Chimpanzees are considered the closest animal to man. They are in the Hominidae family but are classified as a different genus and species. So the common chimpanzee is the pan troglodytes, a bit harder to remember than the scientific name of the gorilla which is gorilla gorilla. The so-called pygmy chimpanzee - the bonobo - is pan paniscus.
It had long been recognized that we share at least 98 % of the same genes as chimps, and some zoologists say that's good enough for chimps to be in our genus. In fact, in 1775, the year of the Battles of Lexington and Concord, chimps were originally classified as homo. But the anti-chimpanzee crowd got the upper hand, and our simian cousins were banished to their own genus about 40 years later.
Then in 2003 it was reported in the Proceedings of the Natural Academy of Sciences there was 99.4 % nonsynonymous DNA identity between humans and chimpanzees. Also the genetics permits calculation of the evolutionary clock, and it seems that chimps and man separated perhaps as recently as 4 million hears ago - only shortly before the australopithecines emerged in Africa. Since other species with even more distant divergences and less common genetic connections are of the same genus, the case for man and chimpanzees to be lumped together is stronger than ever.
We understand the chimpanzees are deeply insulted and vigorously opposed.
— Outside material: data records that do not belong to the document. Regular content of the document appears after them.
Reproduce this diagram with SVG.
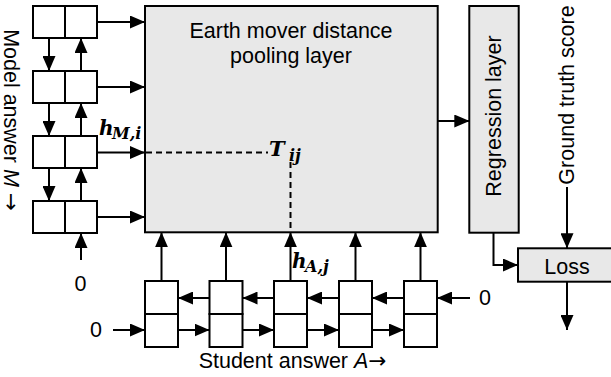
<svg xmlns="http://www.w3.org/2000/svg" width="611" height="377" viewBox="0 0 611 377">
<defs>
<style>
.cell{fill:#fff;stroke:#000;stroke-width:2}
.gray{fill:#e8e8e8;stroke:#000;stroke-width:2}
.t{font-family:"Liberation Sans",Arial,sans-serif;font-size:21.5px;fill:#000}
.ar{font-family:"DejaVu Sans",sans-serif}
.m{font-family:"DejaVu Serif","Liberation Serif",serif;font-weight:bold;font-style:italic;fill:#000}
.c{fill:none;stroke:#000;stroke-width:2}
.d{fill:none;stroke:#000;stroke-width:2;stroke-dasharray:6,4}
</style>
<marker id="ah" markerUnits="userSpaceOnUse" markerWidth="15" markerHeight="13" refX="15" refY="6.5" orient="auto"><path d="M0,0 L15,6.5 L0,13 z" fill="#000"/></marker>
</defs>
<rect width="611" height="377" fill="#fff"/>

<g id="emd-layer">
<rect class="gray" x="145" y="6" width="292.7" height="226.3"/>
<text class="t" x="291" y="38" text-anchor="middle">Earth mover distance</text>
<text class="t" x="291" y="63" text-anchor="middle">pooling layer</text>
</g>
<g id="regression-layer">
<rect class="gray" x="469.3" y="6" width="49.4" height="226.7"/>
<text class="t" transform="translate(500.5,116) rotate(-90)" text-anchor="middle">Regression layer</text>
</g>
<g id="loss">
<rect class="gray" x="518" y="248.3" width="100" height="33.4"/>
<text class="t" x="567" y="273.5" text-anchor="middle">Loss</text>
</g>
<g id="ground-truth">
<text class="t" transform="translate(574,95) rotate(-90)" text-anchor="middle">Ground truth score</text>
</g>

<g id="model-1"><rect class="cell" x="33" y="6" width="32" height="32"/><rect class="cell" x="65" y="6" width="32" height="32"/></g>
<g id="model-2"><rect class="cell" x="33" y="71" width="32" height="32"/><rect class="cell" x="65" y="71" width="32" height="32"/></g>
<g id="model-3"><rect class="cell" x="33" y="136" width="32" height="32"/><rect class="cell" x="65" y="136" width="32" height="32"/></g>
<g id="model-4"><rect class="cell" x="33" y="201" width="32" height="32"/><rect class="cell" x="65" y="201" width="32" height="32"/></g>
<g id="model-label">
<text class="t" transform="translate(4,120) rotate(90)" text-anchor="middle">Model answer <tspan font-style="italic">M</tspan> <tspan class="ar">→</tspan></text>
</g>

<g id="student-1"><rect class="cell" x="145" y="281" width="33" height="33"/><rect class="cell" x="145" y="314" width="33" height="33"/></g>
<g id="student-2"><rect class="cell" x="209.5" y="281" width="33" height="33"/><rect class="cell" x="209.5" y="314" width="33" height="33"/></g>
<g id="student-3"><rect class="cell" x="274" y="281" width="33" height="33"/><rect class="cell" x="274" y="314" width="33" height="33"/></g>
<g id="student-4"><rect class="cell" x="339" y="281" width="33" height="33"/><rect class="cell" x="339" y="314" width="33" height="33"/></g>
<g id="student-5"><rect class="cell" x="404" y="281" width="33" height="33"/><rect class="cell" x="404" y="314" width="33" height="33"/></g>
<g id="student-label">
<text class="t" x="292.5" y="368" text-anchor="middle">Student answer <tspan font-style="italic">A</tspan><tspan class="ar">→</tspan></text>
</g>

<g id="zeros">
<text class="t" x="80.5" y="291" text-anchor="middle">0</text>
<text class="t" x="96" y="337" text-anchor="middle">0</text>
<text class="t" x="485" y="305" text-anchor="middle">0</text>
</g>

<g id="math-labels">
<text class="m" x="99" y="135" font-size="20">h</text>
<text class="m" x="112" y="139" font-size="16">M,i</text>
<text class="m" x="269" y="156" font-size="21">T</text>
<text class="m" x="289" y="161" font-size="16">ij</text>
<text class="m" x="292" y="268" font-size="20">h</text>
<text class="m" x="305" y="272" font-size="16">A,j</text>
</g>

<g id="connectors">
<path class="c" marker-end="url(#ah)" d="M97,22 H145"/>
<path class="c" marker-end="url(#ah)" d="M97,87 H145"/>
<path class="c" marker-end="url(#ah)" d="M97,152.5 H145"/>
<path class="c" marker-end="url(#ah)" d="M97,217 H145"/>
<path class="c" marker-end="url(#ah)" d="M49,38 V71"/>
<path class="c" marker-end="url(#ah)" d="M49,103 V136"/>
<path class="c" marker-end="url(#ah)" d="M49,168 V201"/>
<path class="c" marker-end="url(#ah)" d="M81,71 V38"/>
<path class="c" marker-end="url(#ah)" d="M81,136 V103"/>
<path class="c" marker-end="url(#ah)" d="M81,201 V168"/>
<path class="c" marker-end="url(#ah)" d="M81,260 V233"/>
<path class="c" marker-end="url(#ah)" d="M161.5,281 V232.3"/>
<path class="c" marker-end="url(#ah)" d="M226,281 V232.3"/>
<path class="c" marker-end="url(#ah)" d="M290.5,281 V232.3"/>
<path class="c" marker-end="url(#ah)" d="M355.5,281 V232.3"/>
<path class="c" marker-end="url(#ah)" d="M420.5,281 V232.3"/>
<path class="c" marker-end="url(#ah)" d="M209.5,298 H178"/>
<path class="c" marker-end="url(#ah)" d="M274,298 H242.5"/>
<path class="c" marker-end="url(#ah)" d="M339,298 H307"/>
<path class="c" marker-end="url(#ah)" d="M404,298 H372"/>
<path class="c" marker-end="url(#ah)" d="M470,298 H437"/>
<path class="c" marker-end="url(#ah)" d="M113,330 H145"/>
<path class="c" marker-end="url(#ah)" d="M178,330 H209.5"/>
<path class="c" marker-end="url(#ah)" d="M242.5,330 H274"/>
<path class="c" marker-end="url(#ah)" d="M307,330 H339"/>
<path class="c" marker-end="url(#ah)" d="M372,330 H404"/>
<path class="c" marker-end="url(#ah)" d="M437.7,121 H469.3"/>
<path class="c" marker-end="url(#ah)" d="M493.5,232.7 V265 H518"/>
<path class="c" marker-end="url(#ah)" d="M567,187 V248.3"/>
<path class="c" marker-end="url(#ah)" d="M567,281.7 V330"/>
<path class="d" d="M146,152.5 H268"/>
<path class="d" d="M290.5,162 V231"/>
</g>
</svg>
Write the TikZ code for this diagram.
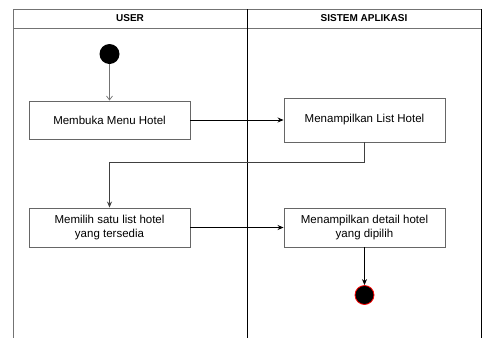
\documentclass[tikz,border=0pt]{standalone}
\usepackage{fontspec}
\setmainfont{Liberation Sans}
\usetikzlibrary{arrows.meta}
\begin{document}
\begin{tikzpicture}[x=1pt,y=-1pt,
  lane/.style={draw=black!55, line width=1pt},
  divider/.style={draw=black, line width=1pt},
  act/.style={draw=black!60, line width=0.9pt, rectangle, minimum width=161pt, align=center, font=\fontsize{11.5}{13.5}\selectfont, inner sep=2pt},
  flow/.style={draw=black, line width=0.8pt, -{Stealth[length=6pt,width=5pt]}},
  startflow/.style={draw=black!55, line width=0.7pt, -{Straight Barb[length=4pt,width=6pt]}},
  hdr/.style={font=\fontsize{10}{12}\selectfont\bfseries}
]
\useasboundingbox (0,0) rectangle (484,338);
% swimlanes
\draw[lane] (13,9) -- (481,9);
\draw[lane] (13,28) -- (481,28);
\draw[lane] (13,9) -- (13,338);
\draw[divider] (481,9) -- (481,338);
\draw[divider] (247,9) -- (247,338);
\node[hdr] (h1) at (130,18.5) {USER};
\node[hdr] (h2) at (364,18.5) {SISTEM APLIKASI};
% nodes
\node[circle, fill=black, minimum size=20pt, inner sep=0pt] (start) at (109.5,54) {};
\node[act, minimum height=38pt] (b1) at (109.5,120) {Membuka Menu Hotel};
\node[act, minimum height=44pt] (b2) at (364.5,120) {Menampilkan List Hotel};
\node[act, minimum height=39pt] (b3) at (109.5,227.5) {Memilih satu list hotel\\yang tersedia};
\node[act, minimum height=39pt] (b4) at (364.5,227.5) {Menampilkan detail hotel\\yang dipilih};
\node[circle, fill=black, draw=red, line width=0.8pt, minimum size=19pt, inner sep=0pt] (end) at (364.5,295) {};
% connectors
\draw[startflow] (start) -- (b1.north);
\draw[flow] (b1) -- (b2);
\draw[flow, draw=black!75] (b2.south) -- ++(0,20) -| (b3.north);
\draw[flow] (b3) -- (b4);
\draw[flow] (b4) -- (end);
\end{tikzpicture}
\end{document}
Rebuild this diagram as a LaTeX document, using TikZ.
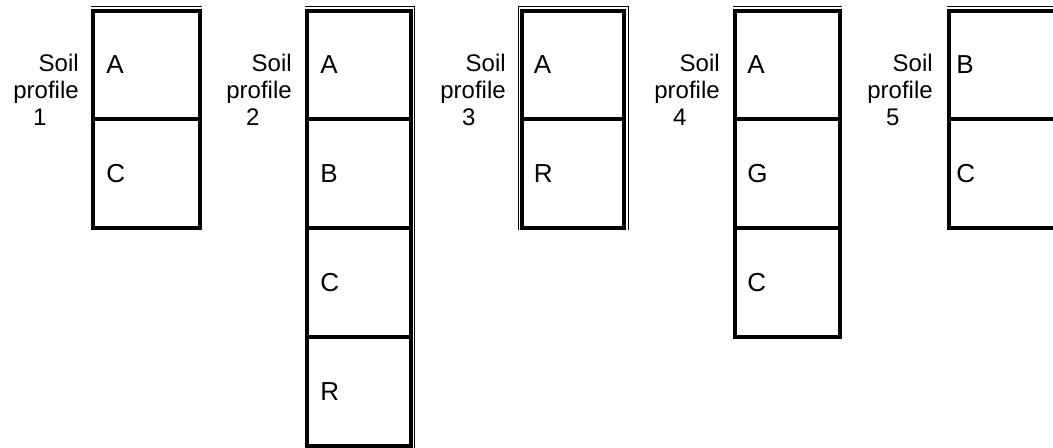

"Implications of natural selection in shaping 99.4% nonsynonymous DNA identity between humans and chimpanzees: Enlarging genus Homo", Derek E. Wildman, Monica Uddin, Guozhen Liu, Lawrence I. Grossman, and Morris Goodman, Proceedings of the National Academy of Sciences, 100 (12), pp. 7181-7188 (2003)
"DNA study supports call to reclassify chimpanzees," Ian Sample, the Guardian, January 23, 2006.